Code that draws figures
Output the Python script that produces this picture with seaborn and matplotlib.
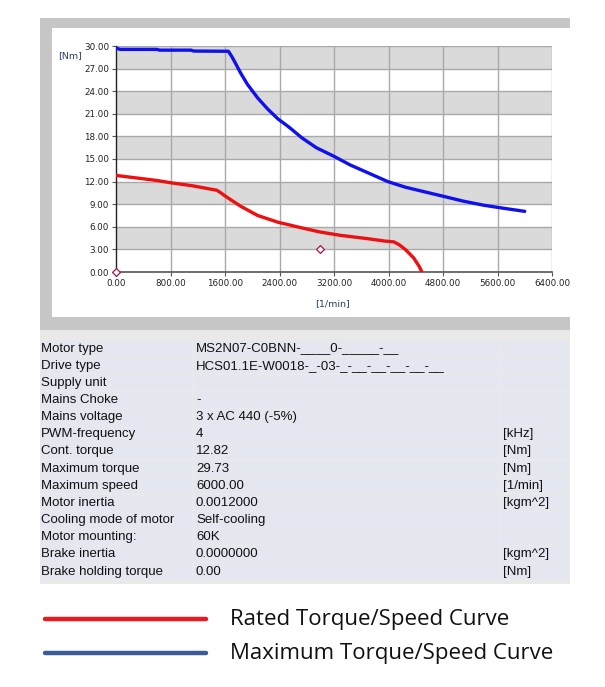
import seaborn as sns
import matplotlib
import matplotlib.pyplot as plt
from matplotlib.patches import Rectangle
matplotlib.use('Agg')

# Maximum torque/speed curve (blue)
blue_rpm = [0, 60, 600, 640, 1100, 1140, 1650, 1700, 1760, 1830, 1930, 2080, 2230, 2380,
            2530, 2730, 2940, 3190, 3440, 3740, 3990, 4250, 4550, 4800, 5100, 5400, 5660, 6000]
blue_torque = [29.73, 29.55, 29.55, 29.45, 29.45, 29.33, 29.3, 28.6, 27.6, 26.4, 24.9, 23.1, 21.6, 20.3,
               19.3, 17.8, 16.5, 15.4, 14.2, 13.0, 12.0, 11.25, 10.6, 10.06, 9.4, 8.86, 8.5, 8.05]

# Rated torque/speed curve (red)
red_rpm = [0, 600, 800, 1120, 1420, 1480, 1540, 1600, 1700, 1830, 2080, 2380, 2730, 2990, 3290,
           3690, 3950, 4080, 4160, 4250, 4370, 4450, 4490]
red_torque = [12.82, 12.15, 11.85, 11.45, 10.95, 10.85, 10.5, 10.1, 9.5, 8.73, 7.5, 6.6, 5.85, 5.32, 4.87,
              4.43, 4.1, 4.0, 3.6, 2.97, 1.86, 0.75, 0.0]

# operating points
point_rpm = [0, 3000]
point_torque = [0, 3.0]

x_ticks = [0, 800, 1600, 2400, 3200, 4000, 4800, 5600, 6400]
y_ticks = [0, 3, 6, 9, 12, 15, 18, 21, 24, 27, 30]

row_labels = ["Motor type", "Drive type", "Supply unit", "Mains Choke", "Mains voltage",
              "PWM-frequency", "Cont. torque", "Maximum torque", "Maximum speed", "Motor inertia",
              "Cooling mode of motor", "Motor mounting:", "Brake inertia", "Brake holding torque"]
row_values = ["MS2N07-C0BNN-____0-_____-__", "HCS01.1E-W0018-_-03-_-__-__-__-__-__",
              "", "-", "3 x AC 440 (-5%)", "4", "12.82", "29.73", "6000.00", "0.0012000",
              "Self-cooling", "60K", "0.0000000", "0.00"]
row_units = ["", "", "", "", "", "[kHz]", "[Nm]", "[Nm]", "[1/min]", "[kgm^2]",
             "", "", "[kgm^2]", "[Nm]"]

legend_labels = ["Rated Torque/Speed Curve", "Maximum Torque/Speed Curve"]

W, H = 605, 687
sns.set_style("white")
plt.rcParams['font.family'] = ['DejaVu Sans']

fig = plt.figure(figsize=(W / 100, H / 100), dpi=100)


def fx(x):
    return x / W


def fy(y):
    return 1 - y / H


def rect(x0, y0, x1, y1, color, z=-5):
    fig.add_artist(Rectangle((fx(x0), fy(y1)), fx(x1) - fx(x0), (y1 - y0) / H,
                             transform=fig.transFigure, facecolor=color,
                             edgecolor='none', linewidth=0, zorder=z))


# screenshot frame
rect(40, 18, 570, 330, '#c6c6c6')
rect(52, 28, 570, 317, 'white', z=-4)

# plot area
ax = fig.add_axes([fx(116), fy(272), 436 / W, 226 / H])
ax.set_xlim(0, 6400)
ax.set_ylim(0, 30)
for lo in [3, 9, 15, 21, 27]:
    ax.axhspan(lo, lo + 3, color='#dadada', zorder=0, lw=0)
for y in y_ticks[1:]:
    ax.axhline(y, color='#a9a9a9', lw=1, zorder=1)
for x in x_ticks[1:]:
    ax.axvline(x, color='#a9a9a9', lw=1, zorder=1)

sns.lineplot(x=blue_rpm, y=blue_torque, sort=False, estimator=None, color='#1010ee',
             lw=2.4, ax=ax, zorder=3)
sns.lineplot(x=red_rpm, y=red_torque, sort=False, estimator=None, color='#ee1010',
             lw=2.4, ax=ax, zorder=3)
sns.scatterplot(x=point_rpm, y=point_torque, marker='D', s=16, facecolor='white',
                edgecolor='#b0104a', linewidth=0.9, ax=ax, zorder=4, clip_on=False)

ax.set_xticks(x_ticks)
ax.set_yticks(y_ticks)
ax.set_xticklabels([f"{v:.2f}" for v in x_ticks])
ax.set_yticklabels([f"{v:.2f}" for v in y_ticks])
ax.tick_params(axis='both', labelsize=6.3, length=3, width=0.8, color='#555555',
               labelcolor='#222222', pad=2, direction='out', bottom=True, left=True)
for side in ['top', 'right']:
    ax.spines[side].set_visible(False)
ax.spines['left'].set_color('#222222')
ax.spines['bottom'].set_color('#555555')
ax.spines['left'].set_linewidth(1)
ax.spines['bottom'].set_linewidth(1.2)
ax.set_xlabel('')
ax.set_ylabel('')

fig.text(fx(70), fy(56), '[Nm]', fontsize=6.8, color='#2c3e66', ha='center', va='center')
fig.text(fx(333), fy(304), '[1/min]', fontsize=6.8, color='#2c3e66', ha='center', va='center')

# parameter table
rect(40, 330, 570, 584, '#e9e9e9')
row_h = 17.15
top = 340
cols = [(40, 193), (193, 501), (501, 569)]
for i in range(len(row_labels)):
    y0 = top + i * row_h
    for c0, c1 in cols:
        rect(c0 + 1, y0 + 0.5, c1 - 1, y0 + row_h - 1, '#e4e7ef', z=-3)
    yc = y0 + row_h / 2
    for xt, txt in [(41, row_labels[i]), (196, row_values[i]), (503, row_units[i])]:
        fig.text(fx(xt), fy(yc), txt, fontsize=9.5, family='Liberation Sans',
                 color='#111111', va='center', ha='left')

# legend below
for yc, col, lab in [(619, '#e8191f', legend_labels[0]), (653, '#3a5a98', legend_labels[1])]:
    fig.add_artist(plt.Line2D([fx(45), fx(206)], [fy(yc), fy(yc)], color=col, lw=3.2,
                              transform=fig.transFigure))
    fig.text(fx(230), fy(yc), lab, fontsize=16, family='Open Sans', color='#111111',
             va='center', ha='left')

fig.savefig('out.png', dpi=100)
plt.close()
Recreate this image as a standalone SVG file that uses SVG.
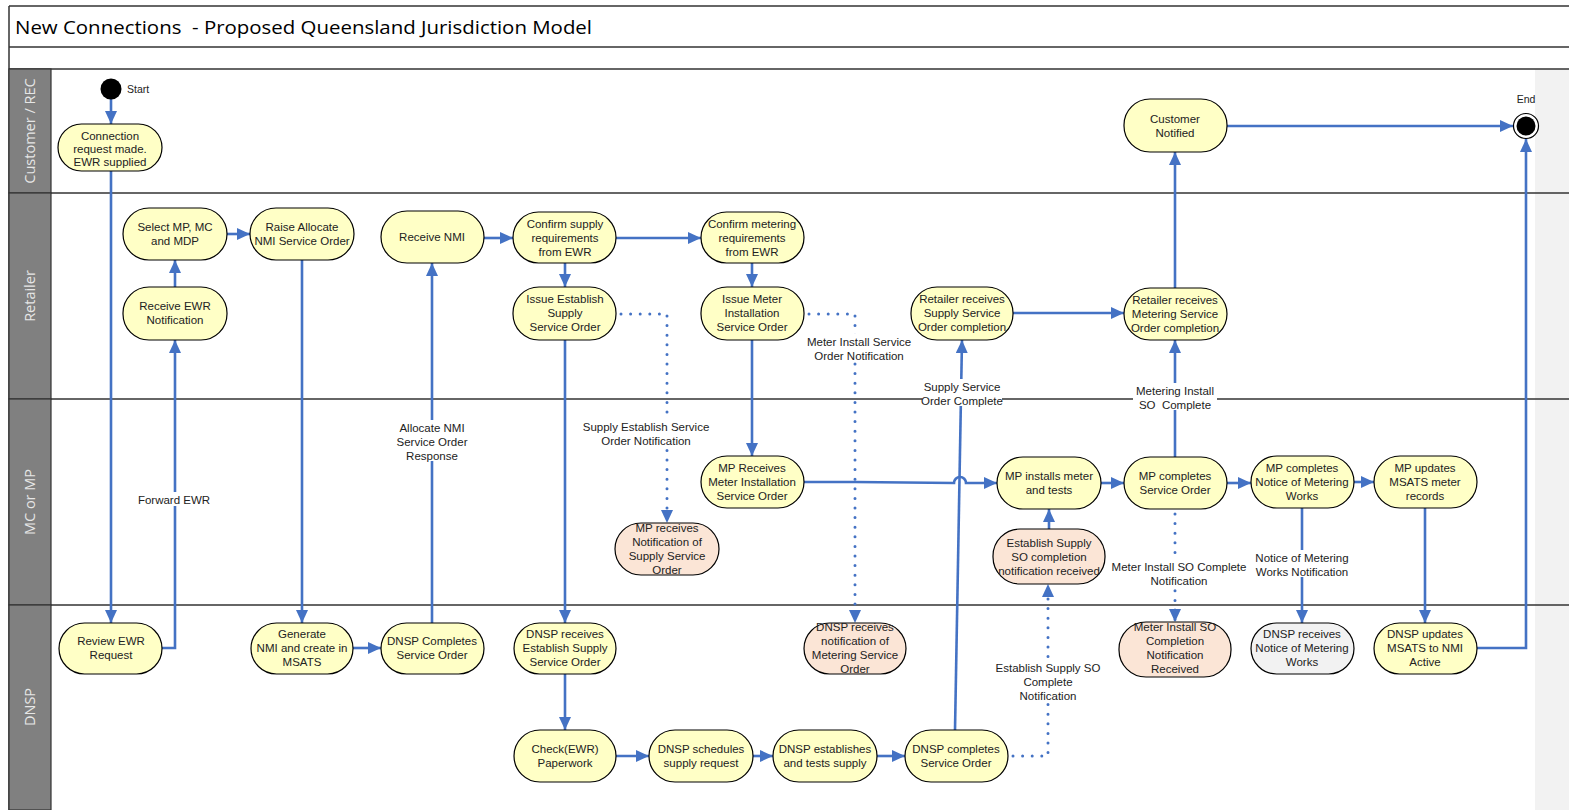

=== WORK INSTRUCTIONS ===
From the material above, reproduce everything verbatim except the pictures.

=== RESULT ===
Output the Python script that produces this picture with seaborn and matplotlib.
import seaborn as sns
import matplotlib
import matplotlib.pyplot as plt
from matplotlib.patches import Rectangle
matplotlib.use('Agg')

# Maximum torque/speed curve (blue)
blue_rpm = [0, 60, 600, 640, 1100, 1140, 1650, 1700, 1760, 1830, 1930, 2080, 2230, 2380,
            2530, 2730, 2940, 3190, 3440, 3740, 3990, 4250, 4550, 4800, 5100, 5400, 5660, 6000]
blue_torque = [29.73, 29.55, 29.55, 29.45, 29.45, 29.33, 29.3, 28.6, 27.6, 26.4, 24.9, 23.1, 21.6, 20.3,
               19.3, 17.8, 16.5, 15.4, 14.2, 13.0, 12.0, 11.25, 10.6, 10.06, 9.4, 8.86, 8.5, 8.05]

# Rated torque/speed curve (red)
red_rpm = [0, 600, 800, 1120, 1420, 1480, 1540, 1600, 1700, 1830, 2080, 2380, 2730, 2990, 3290,
           3690, 3950, 4080, 4160, 4250, 4370, 4450, 4490]
red_torque = [12.82, 12.15, 11.85, 11.45, 10.95, 10.85, 10.5, 10.1, 9.5, 8.73, 7.5, 6.6, 5.85, 5.32, 4.87,
              4.43, 4.1, 4.0, 3.6, 2.97, 1.86, 0.75, 0.0]

# operating points
point_rpm = [0, 3000]
point_torque = [0, 3.0]

x_ticks = [0, 800, 1600, 2400, 3200, 4000, 4800, 5600, 6400]
y_ticks = [0, 3, 6, 9, 12, 15, 18, 21, 24, 27, 30]

row_labels = ["Motor type", "Drive type", "Supply unit", "Mains Choke", "Mains voltage",
              "PWM-frequency", "Cont. torque", "Maximum torque", "Maximum speed", "Motor inertia",
              "Cooling mode of motor", "Motor mounting:", "Brake inertia", "Brake holding torque"]
row_values = ["MS2N07-C0BNN-____0-_____-__", "HCS01.1E-W0018-_-03-_-__-__-__-__-__",
              "", "-", "3 x AC 440 (-5%)", "4", "12.82", "29.73", "6000.00", "0.0012000",
              "Self-cooling", "60K", "0.0000000", "0.00"]
row_units = ["", "", "", "", "", "[kHz]", "[Nm]", "[Nm]", "[1/min]", "[kgm^2]",
             "", "", "[kgm^2]", "[Nm]"]

legend_labels = ["Rated Torque/Speed Curve", "Maximum Torque/Speed Curve"]

W, H = 605, 687
sns.set_style("white")
plt.rcParams['font.family'] = ['DejaVu Sans']

fig = plt.figure(figsize=(W / 100, H / 100), dpi=100)


def fx(x):
    return x / W


def fy(y):
    return 1 - y / H


def rect(x0, y0, x1, y1, color, z=-5):
    fig.add_artist(Rectangle((fx(x0), fy(y1)), fx(x1) - fx(x0), (y1 - y0) / H,
                             transform=fig.transFigure, facecolor=color,
                             edgecolor='none', linewidth=0, zorder=z))


# screenshot frame
rect(40, 18, 570, 330, '#c6c6c6')
rect(52, 28, 570, 317, 'white', z=-4)

# plot area
ax = fig.add_axes([fx(116), fy(272), 436 / W, 226 / H])
ax.set_xlim(0, 6400)
ax.set_ylim(0, 30)
for lo in [3, 9, 15, 21, 27]:
    ax.axhspan(lo, lo + 3, color='#dadada', zorder=0, lw=0)
for y in y_ticks[1:]:
    ax.axhline(y, color='#a9a9a9', lw=1, zorder=1)
for x in x_ticks[1:]:
    ax.axvline(x, color='#a9a9a9', lw=1, zorder=1)

sns.lineplot(x=blue_rpm, y=blue_torque, sort=False, estimator=None, color='#1010ee',
             lw=2.4, ax=ax, zorder=3)
sns.lineplot(x=red_rpm, y=red_torque, sort=False, estimator=None, color='#ee1010',
             lw=2.4, ax=ax, zorder=3)
sns.scatterplot(x=point_rpm, y=point_torque, marker='D', s=16, facecolor='white',
                edgecolor='#b0104a', linewidth=0.9, ax=ax, zorder=4, clip_on=False)

ax.set_xticks(x_ticks)
ax.set_yticks(y_ticks)
ax.set_xticklabels([f"{v:.2f}" for v in x_ticks])
ax.set_yticklabels([f"{v:.2f}" for v in y_ticks])
ax.tick_params(axis='both', labelsize=6.3, length=3, width=0.8, color='#555555',
               labelcolor='#222222', pad=2, direction='out', bottom=True, left=True)
for side in ['top', 'right']:
    ax.spines[side].set_visible(False)
ax.spines['left'].set_color('#222222')
ax.spines['bottom'].set_color('#555555')
ax.spines['left'].set_linewidth(1)
ax.spines['bottom'].set_linewidth(1.2)
ax.set_xlabel('')
ax.set_ylabel('')

fig.text(fx(70), fy(56), '[Nm]', fontsize=6.8, color='#2c3e66', ha='center', va='center')
fig.text(fx(333), fy(304), '[1/min]', fontsize=6.8, color='#2c3e66', ha='center', va='center')

# parameter table
rect(40, 330, 570, 584, '#e9e9e9')
row_h = 17.15
top = 340
cols = [(40, 193), (193, 501), (501, 569)]
for i in range(len(row_labels)):
    y0 = top + i * row_h
    for c0, c1 in cols:
        rect(c0 + 1, y0 + 0.5, c1 - 1, y0 + row_h - 1, '#e4e7ef', z=-3)
    yc = y0 + row_h / 2
    for xt, txt in [(41, row_labels[i]), (196, row_values[i]), (503, row_units[i])]:
        fig.text(fx(xt), fy(yc), txt, fontsize=9.5, family='Liberation Sans',
                 color='#111111', va='center', ha='left')

# legend below
for yc, col, lab in [(619, '#e8191f', legend_labels[0]), (653, '#3a5a98', legend_labels[1])]:
    fig.add_artist(plt.Line2D([fx(45), fx(206)], [fy(yc), fy(yc)], color=col, lw=3.2,
                              transform=fig.transFigure))
    fig.text(fx(230), fy(yc), lab, fontsize=16, family='Open Sans', color='#111111',
             va='center', ha='left')

fig.savefig('out.png', dpi=100)
plt.close()
Recreate this image as a standalone SVG file that uses SVG.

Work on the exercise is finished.